Several of the additional benefits from a sales ERP module include:
- Reduced time spent searching through inventory cards or spreadsheets. Whether on the phone or in the field, a sales force with access to real-time inventory status can make more sales in less time. This, combined with the improved ability to service the customer between the sale and actual delivery, provides the additional benefit of greater customer satisfaction and goodwill.
- The ability to integrate with Customer Relationship Management (CRM) systems, providing further leverage and effectiveness in sales and marketing.
- A third value-adding benefit is the availability of sales data to other stakeholders in the organization, including credit management, billing, collections, etc.

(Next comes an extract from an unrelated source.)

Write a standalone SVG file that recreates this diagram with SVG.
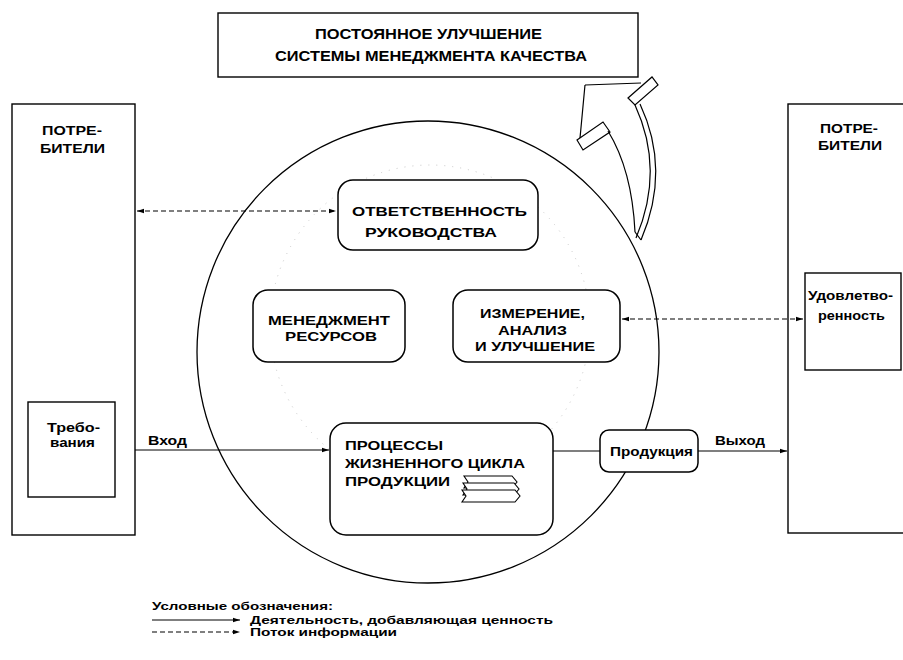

Automating invoicing provides several value-adding opportunities, including:
- Reduced processing time, errors, and cost.
- Delivering accurate invoices to customers through EDI or e-invoicing solutions rather than traditional mail or fax.
- More timely delivery of invoices resulting in reduced Days Sales Outstanding (DSO).
Arguably the most important component of the four areas, payments can also see gains from the implementation of an ERP solution, including:
- Reduced costs and greater accuracy over manual receipt and posting.
- Quicker approval, processing and payment delivery resulting in improved BI and cash flow management ability.
- Greater security and internal controls.
- Faster and more accurate cash application processes.
Implementing a robust ERP solution to better manage and streamline these areas can mean more customers, increased sales and faster, more reliable payment – including improved overall order-to-cash metrics.
When you consider these advantages, the value of an ERP solution – particularly a cloud-based solution – is very clear. With an ERP system, employees have access to accurate information that enables them to make better decisions faster. Additionally, ERP software helps to eliminate redundant processes and systems, dramatically lowering the cost of doing business.